Set problem: Your task is to retype, word for word, the lines from the start of the data through the line holding "col3_err = [0.250, 0.290, 0.320, 0.540, 0.190, 0.220]". Do not include the pictures.

Data shown:
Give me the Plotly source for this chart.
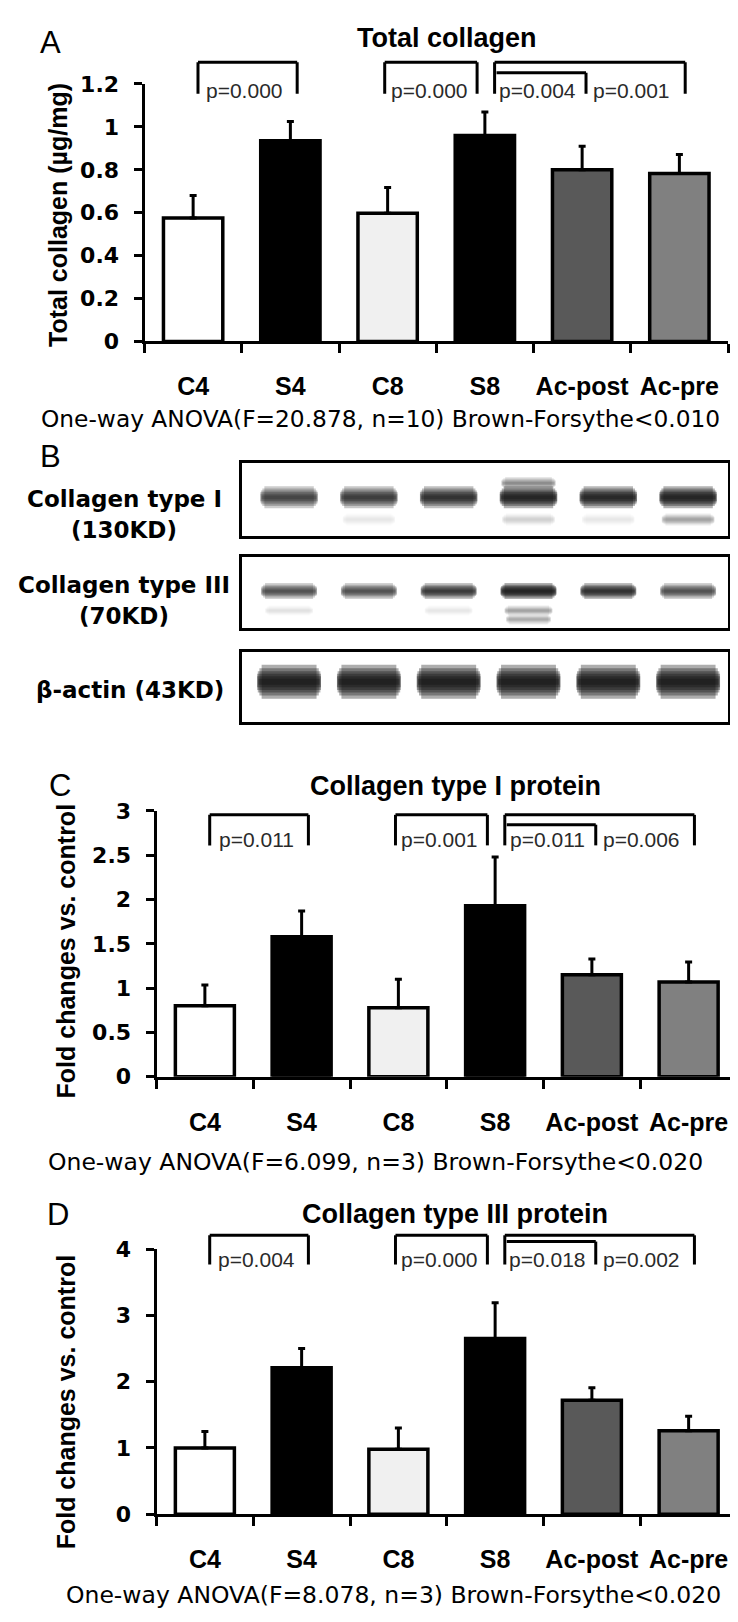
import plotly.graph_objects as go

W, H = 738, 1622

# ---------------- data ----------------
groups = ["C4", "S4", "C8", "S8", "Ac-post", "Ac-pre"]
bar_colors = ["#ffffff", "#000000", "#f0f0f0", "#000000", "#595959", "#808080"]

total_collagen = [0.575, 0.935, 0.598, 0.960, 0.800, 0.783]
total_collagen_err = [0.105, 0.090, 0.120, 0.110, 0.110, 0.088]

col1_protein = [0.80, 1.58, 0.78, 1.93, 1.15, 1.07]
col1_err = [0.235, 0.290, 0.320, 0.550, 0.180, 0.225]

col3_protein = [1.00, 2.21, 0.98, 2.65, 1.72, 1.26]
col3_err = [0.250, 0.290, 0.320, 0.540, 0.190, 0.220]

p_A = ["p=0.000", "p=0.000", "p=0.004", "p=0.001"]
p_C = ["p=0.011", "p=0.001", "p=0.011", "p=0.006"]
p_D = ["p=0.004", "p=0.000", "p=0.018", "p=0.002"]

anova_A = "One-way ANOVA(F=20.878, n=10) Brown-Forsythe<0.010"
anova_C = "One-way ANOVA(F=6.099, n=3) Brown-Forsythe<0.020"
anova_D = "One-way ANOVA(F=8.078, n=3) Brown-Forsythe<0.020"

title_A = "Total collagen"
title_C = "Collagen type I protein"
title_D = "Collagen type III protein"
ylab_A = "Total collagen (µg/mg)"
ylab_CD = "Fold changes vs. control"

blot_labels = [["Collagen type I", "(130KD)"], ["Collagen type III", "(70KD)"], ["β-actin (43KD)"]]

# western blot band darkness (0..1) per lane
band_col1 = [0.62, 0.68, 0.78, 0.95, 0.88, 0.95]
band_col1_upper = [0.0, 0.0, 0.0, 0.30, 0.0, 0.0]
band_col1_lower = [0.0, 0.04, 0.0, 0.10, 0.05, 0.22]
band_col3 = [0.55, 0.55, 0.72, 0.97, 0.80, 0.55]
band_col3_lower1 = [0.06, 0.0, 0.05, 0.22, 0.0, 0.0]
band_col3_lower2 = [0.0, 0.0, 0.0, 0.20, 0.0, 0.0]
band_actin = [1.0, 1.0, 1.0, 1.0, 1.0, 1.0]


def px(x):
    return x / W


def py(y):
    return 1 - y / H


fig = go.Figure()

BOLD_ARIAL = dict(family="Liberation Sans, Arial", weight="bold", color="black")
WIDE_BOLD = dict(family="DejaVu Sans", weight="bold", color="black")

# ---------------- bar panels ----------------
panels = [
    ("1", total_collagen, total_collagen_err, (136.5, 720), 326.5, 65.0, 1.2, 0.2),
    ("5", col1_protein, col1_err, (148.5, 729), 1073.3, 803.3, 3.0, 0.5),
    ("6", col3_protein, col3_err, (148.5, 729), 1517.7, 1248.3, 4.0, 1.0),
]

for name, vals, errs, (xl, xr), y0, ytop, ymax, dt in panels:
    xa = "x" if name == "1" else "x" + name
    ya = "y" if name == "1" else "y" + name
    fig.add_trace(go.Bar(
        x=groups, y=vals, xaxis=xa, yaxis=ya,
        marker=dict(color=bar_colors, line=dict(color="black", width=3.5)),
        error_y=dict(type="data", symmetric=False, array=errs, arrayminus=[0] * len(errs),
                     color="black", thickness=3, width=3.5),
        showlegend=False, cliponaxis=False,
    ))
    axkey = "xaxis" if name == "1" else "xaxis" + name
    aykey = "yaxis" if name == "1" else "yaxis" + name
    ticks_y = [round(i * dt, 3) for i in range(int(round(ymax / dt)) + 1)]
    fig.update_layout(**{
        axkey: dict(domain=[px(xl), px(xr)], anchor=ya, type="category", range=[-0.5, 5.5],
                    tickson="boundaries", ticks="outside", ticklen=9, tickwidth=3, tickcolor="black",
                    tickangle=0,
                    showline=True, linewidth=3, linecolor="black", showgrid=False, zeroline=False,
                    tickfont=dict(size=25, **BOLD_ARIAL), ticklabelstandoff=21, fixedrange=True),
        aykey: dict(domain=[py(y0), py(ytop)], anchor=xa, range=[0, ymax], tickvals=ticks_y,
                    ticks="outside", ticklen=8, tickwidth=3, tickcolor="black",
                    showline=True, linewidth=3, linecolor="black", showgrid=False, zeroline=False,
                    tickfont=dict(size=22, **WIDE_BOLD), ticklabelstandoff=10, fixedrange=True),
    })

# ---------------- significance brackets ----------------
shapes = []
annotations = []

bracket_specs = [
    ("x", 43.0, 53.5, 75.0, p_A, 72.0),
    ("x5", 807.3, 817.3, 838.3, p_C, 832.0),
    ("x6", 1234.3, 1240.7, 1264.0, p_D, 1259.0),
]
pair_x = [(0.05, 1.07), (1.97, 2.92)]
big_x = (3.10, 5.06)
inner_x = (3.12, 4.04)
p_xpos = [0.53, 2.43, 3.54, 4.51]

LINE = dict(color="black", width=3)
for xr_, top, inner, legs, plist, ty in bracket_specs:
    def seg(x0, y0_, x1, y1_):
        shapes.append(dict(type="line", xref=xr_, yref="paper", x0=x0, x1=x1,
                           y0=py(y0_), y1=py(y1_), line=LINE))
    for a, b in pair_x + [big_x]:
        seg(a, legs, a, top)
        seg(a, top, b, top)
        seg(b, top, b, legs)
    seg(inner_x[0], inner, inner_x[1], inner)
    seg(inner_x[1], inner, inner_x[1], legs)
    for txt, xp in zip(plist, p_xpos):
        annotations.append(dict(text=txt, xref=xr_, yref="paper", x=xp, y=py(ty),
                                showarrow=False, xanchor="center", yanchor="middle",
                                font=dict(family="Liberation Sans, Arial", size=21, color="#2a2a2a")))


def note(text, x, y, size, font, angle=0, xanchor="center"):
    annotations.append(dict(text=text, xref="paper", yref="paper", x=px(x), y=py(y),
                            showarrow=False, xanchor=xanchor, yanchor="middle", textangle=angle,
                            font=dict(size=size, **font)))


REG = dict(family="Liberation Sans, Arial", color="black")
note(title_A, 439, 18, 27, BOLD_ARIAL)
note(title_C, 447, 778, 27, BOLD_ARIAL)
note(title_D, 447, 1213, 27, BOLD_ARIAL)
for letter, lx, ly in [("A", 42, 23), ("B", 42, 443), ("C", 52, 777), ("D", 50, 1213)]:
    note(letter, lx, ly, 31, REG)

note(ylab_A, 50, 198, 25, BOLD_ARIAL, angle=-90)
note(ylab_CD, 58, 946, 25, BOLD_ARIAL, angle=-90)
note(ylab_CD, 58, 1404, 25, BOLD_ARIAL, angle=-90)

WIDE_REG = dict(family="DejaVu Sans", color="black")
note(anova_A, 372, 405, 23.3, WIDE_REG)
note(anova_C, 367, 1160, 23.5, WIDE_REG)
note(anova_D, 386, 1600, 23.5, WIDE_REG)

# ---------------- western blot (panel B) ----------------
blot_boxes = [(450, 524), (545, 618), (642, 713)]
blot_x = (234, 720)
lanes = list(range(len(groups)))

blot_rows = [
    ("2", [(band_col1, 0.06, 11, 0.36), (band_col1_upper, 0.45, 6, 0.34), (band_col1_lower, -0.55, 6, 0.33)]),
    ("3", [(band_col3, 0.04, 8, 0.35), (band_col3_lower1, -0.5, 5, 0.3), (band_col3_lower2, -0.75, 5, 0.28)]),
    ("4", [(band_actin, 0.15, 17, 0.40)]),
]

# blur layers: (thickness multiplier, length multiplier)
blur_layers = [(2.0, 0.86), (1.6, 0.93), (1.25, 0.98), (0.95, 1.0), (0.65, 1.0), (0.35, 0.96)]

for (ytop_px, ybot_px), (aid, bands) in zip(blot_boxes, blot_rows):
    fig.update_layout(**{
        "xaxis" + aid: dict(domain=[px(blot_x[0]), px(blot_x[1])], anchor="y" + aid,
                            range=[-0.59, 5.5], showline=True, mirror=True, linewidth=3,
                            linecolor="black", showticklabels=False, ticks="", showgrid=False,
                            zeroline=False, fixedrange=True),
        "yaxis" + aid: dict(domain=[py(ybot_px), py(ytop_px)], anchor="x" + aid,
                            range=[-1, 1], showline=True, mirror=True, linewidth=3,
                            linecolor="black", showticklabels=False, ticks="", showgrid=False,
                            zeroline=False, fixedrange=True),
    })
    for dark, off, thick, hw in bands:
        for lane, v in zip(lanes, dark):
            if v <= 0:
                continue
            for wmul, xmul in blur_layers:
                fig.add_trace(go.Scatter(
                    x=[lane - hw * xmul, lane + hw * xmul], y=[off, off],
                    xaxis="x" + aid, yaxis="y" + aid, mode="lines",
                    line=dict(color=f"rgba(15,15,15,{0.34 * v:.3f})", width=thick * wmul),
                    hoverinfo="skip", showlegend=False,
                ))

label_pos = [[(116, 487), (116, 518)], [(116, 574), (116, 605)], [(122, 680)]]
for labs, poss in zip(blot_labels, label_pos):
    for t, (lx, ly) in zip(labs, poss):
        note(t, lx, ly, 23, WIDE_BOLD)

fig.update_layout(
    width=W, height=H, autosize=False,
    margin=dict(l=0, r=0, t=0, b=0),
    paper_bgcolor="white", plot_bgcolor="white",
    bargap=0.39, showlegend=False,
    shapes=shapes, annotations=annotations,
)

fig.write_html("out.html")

Task solution:
Give me the Plotly source for this chart.
import plotly.graph_objects as go

W, H = 738, 1622

# ---------------- data ----------------
groups = ["C4", "S4", "C8", "S8", "Ac-post", "Ac-pre"]
bar_colors = ["#ffffff", "#000000", "#f0f0f0", "#000000", "#595959", "#808080"]

total_collagen = [0.575, 0.935, 0.598, 0.960, 0.800, 0.783]
total_collagen_err = [0.105, 0.090, 0.120, 0.110, 0.110, 0.088]

col1_protein = [0.80, 1.58, 0.78, 1.93, 1.15, 1.07]
col1_err = [0.235, 0.290, 0.320, 0.550, 0.180, 0.225]

col3_protein = [1.00, 2.21, 0.98, 2.65, 1.72, 1.26]
col3_err = [0.250, 0.290, 0.320, 0.540, 0.190, 0.220]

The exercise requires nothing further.